Although Iran has long been cut off from most Western firms due to bans and punishing trade sanctions, some had hoped for a faster warming of business ties after Tehran signed a nuclear deal accord with world powers in July.

“No franchise rights have been granted to any party in Iran. We are in contact with local authorities and external advisers and will be filing a legal action against any company or individuals claiming to have rights to open KFC,” the statement added.

Hours earlier, Iranian police shuttered the “Halal KFC” restaurant that had been operating on a false license, according to Iranian media.

However, the restaurant’s manager said that authorities had made a “misunderstanding” and that “Halal KFC” was not affiliated to the U.S. chain.

“We are part of a brand known as Halal KFC, which comes from Turkey. It belongs to Muslims and its target market is Muslim nations,” Abbas Pazuki told the Tasnim News Agency.

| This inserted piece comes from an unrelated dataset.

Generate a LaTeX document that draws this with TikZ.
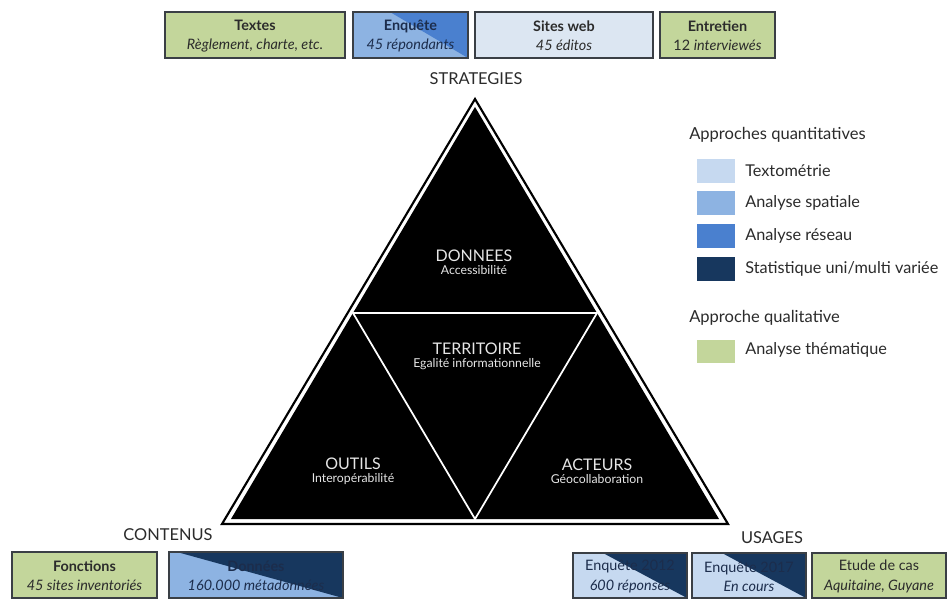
\documentclass[tikz,border=0pt]{standalone}
\usepackage{fontspec}
\setmainfont{Lato}
\definecolor{boxline}{HTML}{3A3F45}
\definecolor{vert}{HTML}{C3D69B}
\definecolor{texto}{HTML}{C6D9F0}
\definecolor{siteweb}{HTML}{DCE6F2}
\definecolor{spatial}{HTML}{8DB3E2}
\definecolor{reseau}{HTML}{4A80CF}
\definecolor{stat}{HTML}{17375E}
\definecolor{txtdark}{HTML}{2B2B2B}
\definecolor{txtnavy}{HTML}{1C2D4C}
\definecolor{tritext}{HTML}{E6E6E6}
\newcommand{\plainbox}[7]{%
  \filldraw[fill=#6, draw=boxline, line width=1.1pt] (#2,#3) rectangle (#4,#5);
  \node[boxtext] (#1) at ({(#2+#4)/2},{(#3+#5)/2+1}) {#7};}
\newcommand{\splitbox}[9]{%
  \fill[#6] (#2,#3) rectangle (#4,#5);
  \fill[#7] (#8,#3) -- (#4,#3) -- (#4,#5) -- cycle;
  \draw[draw=boxline, line width=1.1pt] (#2,#3) rectangle (#4,#5);
  \node[boxtext, text=txtnavy] (#1) at ({(#2+#4)/2},{(#3+#5)/2+1}) {#9};}
\begin{document}
\begin{tikzpicture}[x=0.75pt,y=-0.75pt,
  boxtext/.style={align=center, inner sep=0pt, text=txtdark, font=\fontsize{10.8}{14.5}\selectfont},
  axis/.style={inner sep=0pt, text=txtdark, font=\fontsize{12.3}{14}\selectfont},
  legtitle/.style={anchor=west, inner sep=0pt, text=txtdark, font=\fontsize{12.4}{14}\selectfont},
  legitem/.style={anchor=west, inner sep=0pt, text=txtdark, font=\fontsize{12.2}{14}\selectfont},
  tri/.style={align=center, inner sep=0pt, text=tritext, font=\fontsize{12}{11}\selectfont},
  trisub/.style={font=\fontsize{9.2}{10}\selectfont},
]
\useasboundingbox (0,0) rectangle (949,600);
\fill[white] (0,0) rectangle (949,600);

% ---------- triangle ----------
\coordinate (A) at (475,99);
\coordinate (B) at (222,524);
\coordinate (C) at (728,524);
\coordinate (iA) at (475,107);
\coordinate (iB) at (231,519);
\coordinate (iC) at (719,519);
\coordinate (mL) at (353,313);
\coordinate (mR) at (597,313);
\coordinate (mB) at (475,519);
\filldraw[fill=white, draw=black, line width=1.6pt, line join=miter] (A) -- (B) -- (C) -- cycle;
\fill[black] (iA) -- (iB) -- (iC) -- cycle;
\draw[white, line width=1.3pt] (mL) -- (mR) -- (mB) -- cycle;

\node[tri] (donnees) at (474,262) {DONNEES\\[-1pt]{\fontsize{9.2}{10}\selectfont Accessibilité}};
\node[tri] (territoire) at (477,356) {TERRITOIRE\\[-1pt]{\fontsize{9.2}{10}\selectfont Egalité informationnelle}};
\node[tri] (outils) at (353,471) {OUTILS\\[-1pt]{\fontsize{9.2}{10}\selectfont Interopérabilité}};
\node[tri] (acteurs) at (597,471) {ACTEURS\\[-1pt]{\fontsize{9.2}{10}\selectfont Géocollaboration}};

% ---------- axis labels ----------
\node[axis] (strategies) at (476,79) {STRATEGIES};
\node[axis] (contenus) at (168,535) {CONTENUS};
\node[axis] (usages) at (772,538) {USAGES};

% ---------- top boxes ----------
\plainbox{textes}{165}{12}{345}{58}{vert}{{\bfseries Textes}\\{\itshape Règlement, charte, etc.}}
\splitbox{enquete}{353}{12}{468}{58}{spatial}{reseau}{390}{{\bfseries Enquête}\\{\itshape 45 répondants}}
\plainbox{sitesweb}{475}{12}{653}{58}{siteweb}{{\bfseries Sites web}\\{\itshape 45 éditos}}
\plainbox{entretien}{660}{12}{775}{58}{vert}{{\bfseries Entretien}\\{12 \itshape interviewés}}

% ---------- bottom boxes ----------
\plainbox{fonctions}{12}{552}{157}{598}{vert}{{\bfseries Fonctions}\\{\itshape 45 sites inventoriés}}
\splitbox{donneesbox}{169}{552}{343}{598}{spatial}{stat}{177}{{\bfseries Données}\\{\itshape 160.000 métadonnées}}
\splitbox{enq2012}{573}{553}{687}{598}{texto}{stat}{603}{{Enquête 2012}\\{\itshape 600 réponses}}
\splitbox{enq2017}{692}{553}{806}{598}{texto}{stat}{722}{{Enquête 2017}\\{\itshape En cours}}
\plainbox{etude}{812}{553}{946}{598}{vert}{{Etude de cas}\\{\itshape Aquitaine, Guyane}}

% ---------- legend ----------
\node[legtitle] (quanti) at (689,135) {Approches quantitatives};
\fill[texto] (697,159) rectangle (735,183);
\node[legitem] (l1) at (745,171) {Textométrie};
\fill[spatial] (697,191) rectangle (735,215);
\node[legitem] (l2) at (745,203) {Analyse spatiale};
\fill[reseau] (697,224) rectangle (735,248);
\node[legitem] (l3) at (745,236) {Analyse réseau};
\fill[stat] (697,257) rectangle (735,281);
\node[legitem] (l4) at (745,269) {Statistique uni/multi variée};
\node[legtitle] (quali) at (689,318) {Approche qualitative};
\fill[vert] (697,340) rectangle (735,363);
\node[legitem] (l5) at (745,350) {Analyse thématique};
\end{tikzpicture}
\end{document}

Ali Fazeli, head of the Iranian chamber of commerce, was quoted by the ILNA press agency as saying that “no American fast food chain has a restaurant in Iran.”

“Food products from Iranian KFC have nothing to do with KFC” in the United States, he added.

According to the BBC, state media outlets reported the opening of the restaurant as a first sign of “creeping U.S. influence.”

Alex Vatanka, an Iranian-born analyst at Washington’s Middle East Institute, told Al Arabiya News earlier this year that although an anti-American spirit has continued since 1979, many Iranians - particularly the younger generation who grew up after the revolution - hold U.S. culture and products in high esteem.

In August, just weeks after the nuclear accord was completed in Vienna between the Islamic Republic and six world powers, U.S burger giant McDonalds posted a franchise application for Iran on its website.

Despite the absence of American brands, Halal KFC is not the only knock-off fast food eatery in Iran - where intellectual property laws are lax.

Other restaurants in the Islamic Republic with suspiciously Western-sounding names include Kabooki Fried Chicken, Mash Donalds, Subways, and Pizza Hat.